=== INPUT FOR THIS TASK ===
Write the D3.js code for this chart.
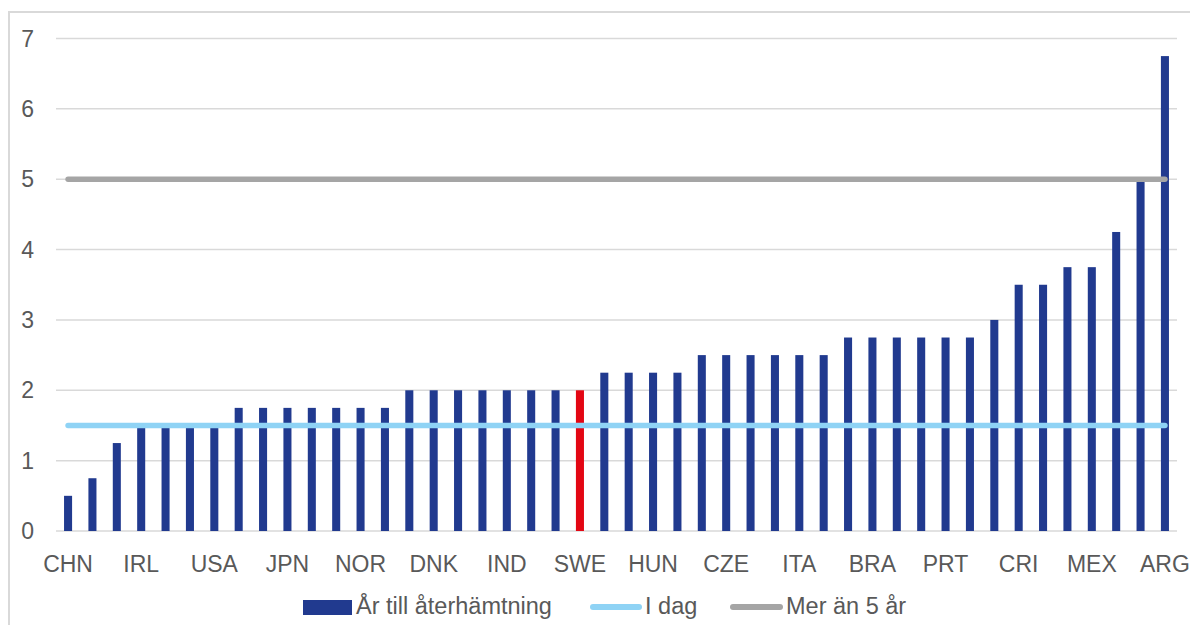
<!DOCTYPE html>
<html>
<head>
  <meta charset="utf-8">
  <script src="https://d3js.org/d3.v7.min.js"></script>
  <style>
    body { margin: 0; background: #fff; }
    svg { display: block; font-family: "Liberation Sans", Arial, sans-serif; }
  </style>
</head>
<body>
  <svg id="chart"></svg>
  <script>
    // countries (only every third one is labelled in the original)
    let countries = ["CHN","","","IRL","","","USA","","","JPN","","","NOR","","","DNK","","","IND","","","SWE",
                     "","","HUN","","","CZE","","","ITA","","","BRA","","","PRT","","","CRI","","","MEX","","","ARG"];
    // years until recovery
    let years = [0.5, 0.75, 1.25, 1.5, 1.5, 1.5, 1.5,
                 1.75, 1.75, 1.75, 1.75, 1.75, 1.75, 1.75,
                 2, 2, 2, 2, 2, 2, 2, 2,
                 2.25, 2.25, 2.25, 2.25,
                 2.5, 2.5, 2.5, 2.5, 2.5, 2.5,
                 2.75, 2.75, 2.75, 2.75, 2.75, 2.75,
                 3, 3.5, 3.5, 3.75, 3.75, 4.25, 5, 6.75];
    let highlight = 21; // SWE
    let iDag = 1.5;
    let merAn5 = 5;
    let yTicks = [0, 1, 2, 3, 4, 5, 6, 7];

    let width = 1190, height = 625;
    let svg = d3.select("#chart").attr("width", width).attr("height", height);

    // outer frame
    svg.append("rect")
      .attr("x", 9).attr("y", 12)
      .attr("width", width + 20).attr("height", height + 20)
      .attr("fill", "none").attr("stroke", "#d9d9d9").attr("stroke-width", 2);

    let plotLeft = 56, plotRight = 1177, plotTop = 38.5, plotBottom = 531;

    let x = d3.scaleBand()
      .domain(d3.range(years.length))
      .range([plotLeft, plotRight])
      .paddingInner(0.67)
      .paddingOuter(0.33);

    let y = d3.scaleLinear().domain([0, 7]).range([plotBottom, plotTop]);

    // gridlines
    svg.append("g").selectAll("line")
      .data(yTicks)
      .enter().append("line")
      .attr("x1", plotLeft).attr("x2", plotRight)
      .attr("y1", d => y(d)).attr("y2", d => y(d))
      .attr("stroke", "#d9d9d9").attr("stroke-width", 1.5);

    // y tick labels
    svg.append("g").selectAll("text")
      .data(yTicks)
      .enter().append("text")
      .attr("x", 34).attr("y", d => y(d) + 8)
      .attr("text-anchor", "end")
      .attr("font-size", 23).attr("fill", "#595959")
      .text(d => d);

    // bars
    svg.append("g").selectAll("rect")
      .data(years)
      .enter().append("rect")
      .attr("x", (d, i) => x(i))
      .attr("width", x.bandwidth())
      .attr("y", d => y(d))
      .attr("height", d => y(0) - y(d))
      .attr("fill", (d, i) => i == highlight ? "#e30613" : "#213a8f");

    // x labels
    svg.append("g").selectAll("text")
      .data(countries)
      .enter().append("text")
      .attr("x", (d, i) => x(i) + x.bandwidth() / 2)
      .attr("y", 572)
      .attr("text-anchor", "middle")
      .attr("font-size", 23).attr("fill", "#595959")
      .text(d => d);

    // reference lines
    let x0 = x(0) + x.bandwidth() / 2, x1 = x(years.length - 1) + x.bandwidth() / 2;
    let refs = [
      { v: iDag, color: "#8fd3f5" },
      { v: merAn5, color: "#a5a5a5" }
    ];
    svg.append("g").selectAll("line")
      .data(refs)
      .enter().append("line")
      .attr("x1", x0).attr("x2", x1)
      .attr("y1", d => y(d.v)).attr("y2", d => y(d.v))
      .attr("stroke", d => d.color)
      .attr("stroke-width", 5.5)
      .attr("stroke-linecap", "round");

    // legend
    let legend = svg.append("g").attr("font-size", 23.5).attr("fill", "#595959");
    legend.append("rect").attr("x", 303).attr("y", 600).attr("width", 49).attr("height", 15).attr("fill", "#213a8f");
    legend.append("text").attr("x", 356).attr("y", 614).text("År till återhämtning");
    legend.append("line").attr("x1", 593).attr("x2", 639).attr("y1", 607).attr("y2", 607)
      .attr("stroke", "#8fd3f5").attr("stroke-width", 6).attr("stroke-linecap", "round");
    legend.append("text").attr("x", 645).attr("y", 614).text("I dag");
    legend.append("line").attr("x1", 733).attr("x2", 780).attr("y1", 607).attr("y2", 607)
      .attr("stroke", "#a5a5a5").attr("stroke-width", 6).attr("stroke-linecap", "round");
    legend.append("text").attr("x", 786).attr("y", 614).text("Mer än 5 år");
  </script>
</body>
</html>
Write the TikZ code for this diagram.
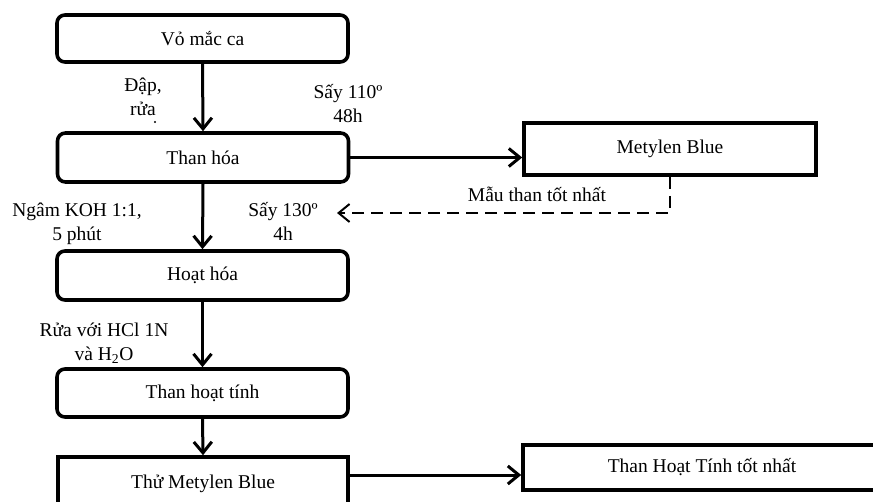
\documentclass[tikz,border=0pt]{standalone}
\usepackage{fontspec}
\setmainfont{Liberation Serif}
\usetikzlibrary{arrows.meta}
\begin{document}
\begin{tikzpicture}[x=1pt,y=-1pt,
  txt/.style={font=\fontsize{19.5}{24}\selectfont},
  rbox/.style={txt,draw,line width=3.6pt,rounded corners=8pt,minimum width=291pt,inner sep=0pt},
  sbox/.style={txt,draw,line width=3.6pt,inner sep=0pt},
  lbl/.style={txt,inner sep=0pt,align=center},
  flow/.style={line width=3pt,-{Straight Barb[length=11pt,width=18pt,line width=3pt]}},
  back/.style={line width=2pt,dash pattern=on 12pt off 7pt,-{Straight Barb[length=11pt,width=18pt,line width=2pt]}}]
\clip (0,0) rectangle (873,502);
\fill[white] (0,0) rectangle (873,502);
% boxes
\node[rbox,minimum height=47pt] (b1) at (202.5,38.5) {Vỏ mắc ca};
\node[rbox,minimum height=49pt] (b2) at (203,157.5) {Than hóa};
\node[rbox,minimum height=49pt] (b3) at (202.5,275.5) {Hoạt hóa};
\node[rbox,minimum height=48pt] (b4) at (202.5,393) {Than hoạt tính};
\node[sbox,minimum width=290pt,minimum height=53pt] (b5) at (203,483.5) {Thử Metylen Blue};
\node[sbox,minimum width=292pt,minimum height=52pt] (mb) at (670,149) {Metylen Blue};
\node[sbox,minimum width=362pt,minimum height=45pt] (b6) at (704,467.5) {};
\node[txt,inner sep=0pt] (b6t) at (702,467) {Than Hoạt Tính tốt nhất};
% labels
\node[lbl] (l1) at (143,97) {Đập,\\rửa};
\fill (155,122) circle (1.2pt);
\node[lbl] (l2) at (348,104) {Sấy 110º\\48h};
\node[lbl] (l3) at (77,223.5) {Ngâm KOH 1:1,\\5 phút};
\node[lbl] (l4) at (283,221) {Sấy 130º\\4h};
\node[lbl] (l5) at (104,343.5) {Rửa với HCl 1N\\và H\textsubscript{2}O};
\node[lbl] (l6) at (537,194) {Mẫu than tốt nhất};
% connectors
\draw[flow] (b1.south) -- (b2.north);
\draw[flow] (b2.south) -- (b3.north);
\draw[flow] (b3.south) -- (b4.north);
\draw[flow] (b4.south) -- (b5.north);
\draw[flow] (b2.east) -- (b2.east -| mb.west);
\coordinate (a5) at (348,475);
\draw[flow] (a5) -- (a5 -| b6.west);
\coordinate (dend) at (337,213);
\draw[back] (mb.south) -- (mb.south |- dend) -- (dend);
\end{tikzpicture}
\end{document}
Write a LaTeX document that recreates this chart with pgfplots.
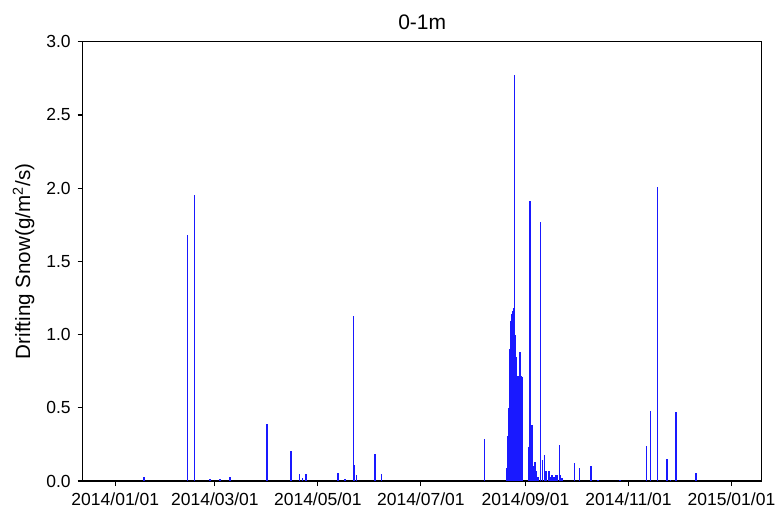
===
**TASK:** Above are records with pictures; repeat the records exactly and leave the pictures out.

**TASK SOLUTION:**
Write the D3.js code for this chart.
<!DOCTYPE html>
<html>
<head>
  <meta charset="utf-8">
  <script src="https://d3js.org/d3.v7.min.js"></script>
  <style>
    body { margin: 0; background: #fff; }
    svg { display: block; font-family: "Liberation Sans", Arial, sans-serif; }
  </style>
</head>
<body>
  <svg id="chart"></svg>
  <script>
    // countries (only every third one is labelled in the original)
    let countries = ["CHN","","","IRL","","","USA","","","JPN","","","NOR","","","DNK","","","IND","","","SWE",
                     "","","HUN","","","CZE","","","ITA","","","BRA","","","PRT","","","CRI","","","MEX","","","ARG"];
    // years until recovery
    let years = [0.5, 0.75, 1.25, 1.5, 1.5, 1.5, 1.5,
                 1.75, 1.75, 1.75, 1.75, 1.75, 1.75, 1.75,
                 2, 2, 2, 2, 2, 2, 2, 2,
                 2.25, 2.25, 2.25, 2.25,
                 2.5, 2.5, 2.5, 2.5, 2.5, 2.5,
                 2.75, 2.75, 2.75, 2.75, 2.75, 2.75,
                 3, 3.5, 3.5, 3.75, 3.75, 4.25, 5, 6.75];
    let highlight = 21; // SWE
    let iDag = 1.5;
    let merAn5 = 5;
    let yTicks = [0, 1, 2, 3, 4, 5, 6, 7];

    let width = 1190, height = 625;
    let svg = d3.select("#chart").attr("width", width).attr("height", height);

    // outer frame
    svg.append("rect")
      .attr("x", 9).attr("y", 12)
      .attr("width", width + 20).attr("height", height + 20)
      .attr("fill", "none").attr("stroke", "#d9d9d9").attr("stroke-width", 2);

    let plotLeft = 56, plotRight = 1177, plotTop = 38.5, plotBottom = 531;

    let x = d3.scaleBand()
      .domain(d3.range(years.length))
      .range([plotLeft, plotRight])
      .paddingInner(0.67)
      .paddingOuter(0.33);

    let y = d3.scaleLinear().domain([0, 7]).range([plotBottom, plotTop]);

    // gridlines
    svg.append("g").selectAll("line")
      .data(yTicks)
      .enter().append("line")
      .attr("x1", plotLeft).attr("x2", plotRight)
      .attr("y1", d => y(d)).attr("y2", d => y(d))
      .attr("stroke", "#d9d9d9").attr("stroke-width", 1.5);

    // y tick labels
    svg.append("g").selectAll("text")
      .data(yTicks)
      .enter().append("text")
      .attr("x", 34).attr("y", d => y(d) + 8)
      .attr("text-anchor", "end")
      .attr("font-size", 23).attr("fill", "#595959")
      .text(d => d);

    // bars
    svg.append("g").selectAll("rect")
      .data(years)
      .enter().append("rect")
      .attr("x", (d, i) => x(i))
      .attr("width", x.bandwidth())
      .attr("y", d => y(d))
      .attr("height", d => y(0) - y(d))
      .attr("fill", (d, i) => i == highlight ? "#e30613" : "#213a8f");

    // x labels
    svg.append("g").selectAll("text")
      .data(countries)
      .enter().append("text")
      .attr("x", (d, i) => x(i) + x.bandwidth() / 2)
      .attr("y", 572)
      .attr("text-anchor", "middle")
      .attr("font-size", 23).attr("fill", "#595959")
      .text(d => d);

    // reference lines
    let x0 = x(0) + x.bandwidth() / 2, x1 = x(years.length - 1) + x.bandwidth() / 2;
    let refs = [
      { v: iDag, color: "#8fd3f5" },
      { v: merAn5, color: "#a5a5a5" }
    ];
    svg.append("g").selectAll("line")
      .data(refs)
      .enter().append("line")
      .attr("x1", x0).attr("x2", x1)
      .attr("y1", d => y(d.v)).attr("y2", d => y(d.v))
      .attr("stroke", d => d.color)
      .attr("stroke-width", 5.5)
      .attr("stroke-linecap", "round");

    // legend
    let legend = svg.append("g").attr("font-size", 23.5).attr("fill", "#595959");
    legend.append("rect").attr("x", 303).attr("y", 600).attr("width", 49).attr("height", 15).attr("fill", "#213a8f");
    legend.append("text").attr("x", 356).attr("y", 614).text("År till återhämtning");
    legend.append("line").attr("x1", 593).attr("x2", 639).attr("y1", 607).attr("y2", 607)
      .attr("stroke", "#8fd3f5").attr("stroke-width", 6).attr("stroke-linecap", "round");
    legend.append("text").attr("x", 645).attr("y", 614).text("I dag");
    legend.append("line").attr("x1", 733).attr("x2", 780).attr("y1", 607).attr("y2", 607)
      .attr("stroke", "#a5a5a5").attr("stroke-width", 6).attr("stroke-linecap", "round");
    legend.append("text").attr("x", 786).attr("y", 614).text("Mer än 5 år");
  </script>
</body>
</html>
Write the TikZ code for this diagram.
\documentclass[tikz,border=0pt]{standalone}
\usepackage{fontspec}
\setmainfont{Liberation Serif}
\usetikzlibrary{arrows.meta}
\begin{document}
\begin{tikzpicture}[x=1pt,y=-1pt,
  txt/.style={font=\fontsize{19.5}{24}\selectfont},
  rbox/.style={txt,draw,line width=3.6pt,rounded corners=8pt,minimum width=291pt,inner sep=0pt},
  sbox/.style={txt,draw,line width=3.6pt,inner sep=0pt},
  lbl/.style={txt,inner sep=0pt,align=center},
  flow/.style={line width=3pt,-{Straight Barb[length=11pt,width=18pt,line width=3pt]}},
  back/.style={line width=2pt,dash pattern=on 12pt off 7pt,-{Straight Barb[length=11pt,width=18pt,line width=2pt]}}]
\clip (0,0) rectangle (873,502);
\fill[white] (0,0) rectangle (873,502);
% boxes
\node[rbox,minimum height=47pt] (b1) at (202.5,38.5) {Vỏ mắc ca};
\node[rbox,minimum height=49pt] (b2) at (203,157.5) {Than hóa};
\node[rbox,minimum height=49pt] (b3) at (202.5,275.5) {Hoạt hóa};
\node[rbox,minimum height=48pt] (b4) at (202.5,393) {Than hoạt tính};
\node[sbox,minimum width=290pt,minimum height=53pt] (b5) at (203,483.5) {Thử Metylen Blue};
\node[sbox,minimum width=292pt,minimum height=52pt] (mb) at (670,149) {Metylen Blue};
\node[sbox,minimum width=362pt,minimum height=45pt] (b6) at (704,467.5) {};
\node[txt,inner sep=0pt] (b6t) at (702,467) {Than Hoạt Tính tốt nhất};
% labels
\node[lbl] (l1) at (143,97) {Đập,\\rửa};
\fill (155,122) circle (1.2pt);
\node[lbl] (l2) at (348,104) {Sấy 110º\\48h};
\node[lbl] (l3) at (77,223.5) {Ngâm KOH 1:1,\\5 phút};
\node[lbl] (l4) at (283,221) {Sấy 130º\\4h};
\node[lbl] (l5) at (104,343.5) {Rửa với HCl 1N\\và H\textsubscript{2}O};
\node[lbl] (l6) at (537,194) {Mẫu than tốt nhất};
% connectors
\draw[flow] (b1.south) -- (b2.north);
\draw[flow] (b2.south) -- (b3.north);
\draw[flow] (b3.south) -- (b4.north);
\draw[flow] (b4.south) -- (b5.north);
\draw[flow] (b2.east) -- (b2.east -| mb.west);
\coordinate (a5) at (348,475);
\draw[flow] (a5) -- (a5 -| b6.west);
\coordinate (dend) at (337,213);
\draw[back] (mb.south) -- (mb.south |- dend) -- (dend);
\end{tikzpicture}
\end{document}
Write a LaTeX document that recreates this chart with pgfplots.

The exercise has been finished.